Stated goal:
Output the data word for word, dropping every image.
# # # #
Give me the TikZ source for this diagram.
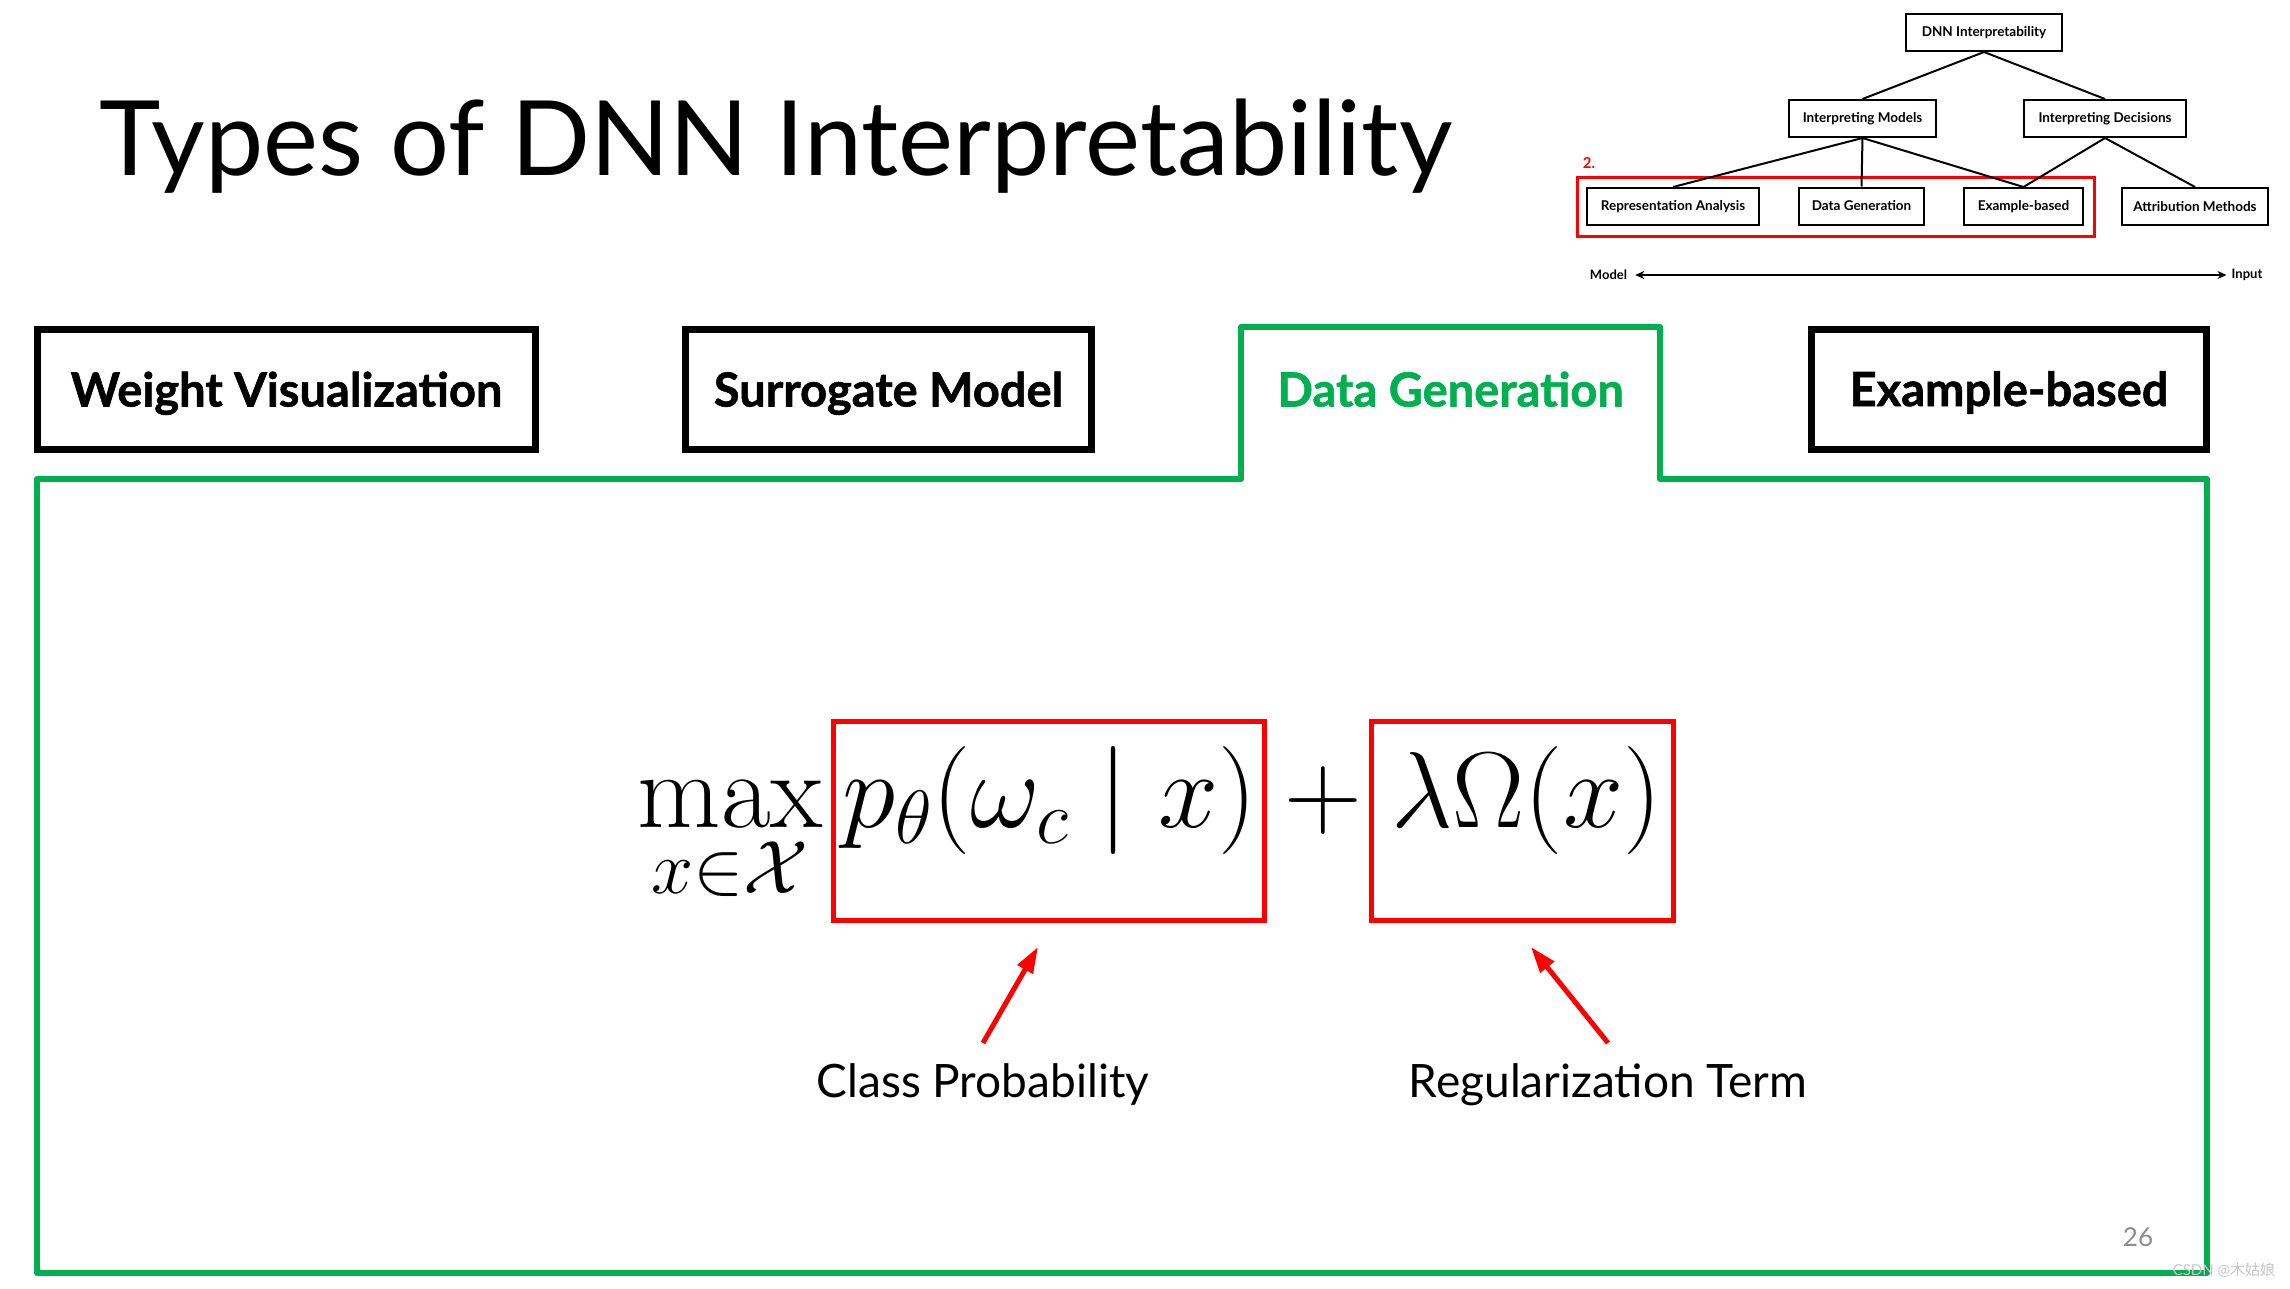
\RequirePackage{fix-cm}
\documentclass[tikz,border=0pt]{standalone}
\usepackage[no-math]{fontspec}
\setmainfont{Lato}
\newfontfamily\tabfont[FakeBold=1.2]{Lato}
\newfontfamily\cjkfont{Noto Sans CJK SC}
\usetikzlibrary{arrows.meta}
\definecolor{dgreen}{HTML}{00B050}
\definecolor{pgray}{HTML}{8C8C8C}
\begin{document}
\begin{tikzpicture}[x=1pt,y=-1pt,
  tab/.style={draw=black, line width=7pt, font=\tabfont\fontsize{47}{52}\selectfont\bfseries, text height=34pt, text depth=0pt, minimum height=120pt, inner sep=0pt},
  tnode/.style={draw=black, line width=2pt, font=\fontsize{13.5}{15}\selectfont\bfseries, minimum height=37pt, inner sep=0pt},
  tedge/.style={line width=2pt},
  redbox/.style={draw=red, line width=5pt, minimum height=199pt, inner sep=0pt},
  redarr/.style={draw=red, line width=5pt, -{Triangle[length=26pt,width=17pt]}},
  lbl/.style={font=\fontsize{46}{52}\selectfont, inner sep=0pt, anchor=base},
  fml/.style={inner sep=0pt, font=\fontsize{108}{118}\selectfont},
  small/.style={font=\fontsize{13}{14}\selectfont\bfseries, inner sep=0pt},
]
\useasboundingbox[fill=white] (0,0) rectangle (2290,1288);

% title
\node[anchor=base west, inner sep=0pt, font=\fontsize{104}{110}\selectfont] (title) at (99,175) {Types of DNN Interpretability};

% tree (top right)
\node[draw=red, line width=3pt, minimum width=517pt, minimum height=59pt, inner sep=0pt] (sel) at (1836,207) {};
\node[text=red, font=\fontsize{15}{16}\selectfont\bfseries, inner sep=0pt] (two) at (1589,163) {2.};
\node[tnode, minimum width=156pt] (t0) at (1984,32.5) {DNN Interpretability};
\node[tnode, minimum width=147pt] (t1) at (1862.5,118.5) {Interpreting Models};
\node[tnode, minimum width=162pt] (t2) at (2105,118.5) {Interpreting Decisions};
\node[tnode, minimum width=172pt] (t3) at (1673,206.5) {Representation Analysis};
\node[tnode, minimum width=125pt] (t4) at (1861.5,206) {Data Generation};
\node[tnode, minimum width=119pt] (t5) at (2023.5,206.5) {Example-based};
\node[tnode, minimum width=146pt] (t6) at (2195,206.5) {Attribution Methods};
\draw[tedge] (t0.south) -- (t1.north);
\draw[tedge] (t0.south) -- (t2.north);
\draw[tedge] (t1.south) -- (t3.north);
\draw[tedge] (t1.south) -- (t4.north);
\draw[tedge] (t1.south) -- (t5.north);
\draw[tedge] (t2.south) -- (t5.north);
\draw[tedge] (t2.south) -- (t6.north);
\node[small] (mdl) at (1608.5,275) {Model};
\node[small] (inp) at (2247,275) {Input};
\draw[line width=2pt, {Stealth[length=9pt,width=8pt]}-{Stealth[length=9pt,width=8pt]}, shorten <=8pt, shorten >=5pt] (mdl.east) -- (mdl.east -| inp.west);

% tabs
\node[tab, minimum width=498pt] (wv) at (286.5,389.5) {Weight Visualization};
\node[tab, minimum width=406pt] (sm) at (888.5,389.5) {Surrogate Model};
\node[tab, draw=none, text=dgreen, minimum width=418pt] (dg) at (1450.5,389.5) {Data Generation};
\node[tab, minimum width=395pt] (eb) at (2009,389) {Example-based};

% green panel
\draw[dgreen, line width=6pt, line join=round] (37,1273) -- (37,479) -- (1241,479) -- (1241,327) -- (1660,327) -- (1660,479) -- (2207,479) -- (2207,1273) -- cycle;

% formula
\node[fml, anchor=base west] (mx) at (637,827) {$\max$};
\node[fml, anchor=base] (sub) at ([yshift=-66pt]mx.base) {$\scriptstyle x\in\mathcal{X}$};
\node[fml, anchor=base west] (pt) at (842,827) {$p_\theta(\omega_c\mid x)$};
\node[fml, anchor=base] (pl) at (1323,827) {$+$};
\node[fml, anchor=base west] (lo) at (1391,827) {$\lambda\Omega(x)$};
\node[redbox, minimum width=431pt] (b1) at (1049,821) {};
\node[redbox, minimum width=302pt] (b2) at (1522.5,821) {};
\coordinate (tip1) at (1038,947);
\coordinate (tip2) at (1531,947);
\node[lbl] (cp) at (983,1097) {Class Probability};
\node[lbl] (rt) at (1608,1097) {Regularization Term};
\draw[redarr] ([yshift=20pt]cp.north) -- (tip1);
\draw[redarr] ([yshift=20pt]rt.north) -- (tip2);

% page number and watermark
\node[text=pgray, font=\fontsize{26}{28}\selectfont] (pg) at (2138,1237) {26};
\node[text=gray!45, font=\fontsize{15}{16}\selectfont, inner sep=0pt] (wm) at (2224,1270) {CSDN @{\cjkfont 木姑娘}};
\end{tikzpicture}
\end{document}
# # # #
Response to the task:
Give me the TikZ source for this diagram.
\RequirePackage{fix-cm}
\documentclass[tikz,border=0pt]{standalone}
\usepackage[no-math]{fontspec}
\setmainfont{Lato}
\newfontfamily\tabfont[FakeBold=1.2]{Lato}
\newfontfamily\cjkfont{Noto Sans CJK SC}
\usetikzlibrary{arrows.meta}
\definecolor{dgreen}{HTML}{00B050}
\definecolor{pgray}{HTML}{8C8C8C}
\begin{document}
\begin{tikzpicture}[x=1pt,y=-1pt,
  tab/.style={draw=black, line width=7pt, font=\tabfont\fontsize{47}{52}\selectfont\bfseries, text height=34pt, text depth=0pt, minimum height=120pt, inner sep=0pt},
  tnode/.style={draw=black, line width=2pt, font=\fontsize{13.5}{15}\selectfont\bfseries, minimum height=37pt, inner sep=0pt},
  tedge/.style={line width=2pt},
  redbox/.style={draw=red, line width=5pt, minimum height=199pt, inner sep=0pt},
  redarr/.style={draw=red, line width=5pt, -{Triangle[length=26pt,width=17pt]}},
  lbl/.style={font=\fontsize{46}{52}\selectfont, inner sep=0pt, anchor=base},
  fml/.style={inner sep=0pt, font=\fontsize{108}{118}\selectfont},
  small/.style={font=\fontsize{13}{14}\selectfont\bfseries, inner sep=0pt},
]
\useasboundingbox[fill=white] (0,0) rectangle (2290,1288);

% title
\node[anchor=base west, inner sep=0pt, font=\fontsize{104}{110}\selectfont] (title) at (99,175) {Types of DNN Interpretability};

% tree (top right)
\node[draw=red, line width=3pt, minimum width=517pt, minimum height=59pt, inner sep=0pt] (sel) at (1836,207) {};
\node[text=red, font=\fontsize{15}{16}\selectfont\bfseries, inner sep=0pt] (two) at (1589,163) {2.};
\node[tnode, minimum width=156pt] (t0) at (1984,32.5) {DNN Interpretability};
\node[tnode, minimum width=147pt] (t1) at (1862.5,118.5) {Interpreting Models};
\node[tnode, minimum width=162pt] (t2) at (2105,118.5) {Interpreting Decisions};
\node[tnode, minimum width=172pt] (t3) at (1673,206.5) {Representation Analysis};
\node[tnode, minimum width=125pt] (t4) at (1861.5,206) {Data Generation};
\node[tnode, minimum width=119pt] (t5) at (2023.5,206.5) {Example-based};
\node[tnode, minimum width=146pt] (t6) at (2195,206.5) {Attribution Methods};
\draw[tedge] (t0.south) -- (t1.north);
\draw[tedge] (t0.south) -- (t2.north);
\draw[tedge] (t1.south) -- (t3.north);
\draw[tedge] (t1.south) -- (t4.north);
\draw[tedge] (t1.south) -- (t5.north);
\draw[tedge] (t2.south) -- (t5.north);
\draw[tedge] (t2.south) -- (t6.north);
\node[small] (mdl) at (1608.5,275) {Model};
\node[small] (inp) at (2247,275) {Input};
\draw[line width=2pt, {Stealth[length=9pt,width=8pt]}-{Stealth[length=9pt,width=8pt]}, shorten <=8pt, shorten >=5pt] (mdl.east) -- (mdl.east -| inp.west);

% tabs
\node[tab, minimum width=498pt] (wv) at (286.5,389.5) {Weight Visualization};
\node[tab, minimum width=406pt] (sm) at (888.5,389.5) {Surrogate Model};
\node[tab, draw=none, text=dgreen, minimum width=418pt] (dg) at (1450.5,389.5) {Data Generation};
\node[tab, minimum width=395pt] (eb) at (2009,389) {Example-based};

% green panel
\draw[dgreen, line width=6pt, line join=round] (37,1273) -- (37,479) -- (1241,479) -- (1241,327) -- (1660,327) -- (1660,479) -- (2207,479) -- (2207,1273) -- cycle;

% formula
\node[fml, anchor=base west] (mx) at (637,827) {$\max$};
\node[fml, anchor=base] (sub) at ([yshift=-66pt]mx.base) {$\scriptstyle x\in\mathcal{X}$};
\node[fml, anchor=base west] (pt) at (842,827) {$p_\theta(\omega_c\mid x)$};
\node[fml, anchor=base] (pl) at (1323,827) {$+$};
\node[fml, anchor=base west] (lo) at (1391,827) {$\lambda\Omega(x)$};
\node[redbox, minimum width=431pt] (b1) at (1049,821) {};
\node[redbox, minimum width=302pt] (b2) at (1522.5,821) {};
\coordinate (tip1) at (1038,947);
\coordinate (tip2) at (1531,947);
\node[lbl] (cp) at (983,1097) {Class Probability};
\node[lbl] (rt) at (1608,1097) {Regularization Term};
\draw[redarr] ([yshift=20pt]cp.north) -- (tip1);
\draw[redarr] ([yshift=20pt]rt.north) -- (tip2);

% page number and watermark
\node[text=pgray, font=\fontsize{26}{28}\selectfont] (pg) at (2138,1237) {26};
\node[text=gray!45, font=\fontsize{15}{16}\selectfont, inner sep=0pt] (wm) at (2224,1270) {CSDN @{\cjkfont 木姑娘}};
\end{tikzpicture}
\end{document}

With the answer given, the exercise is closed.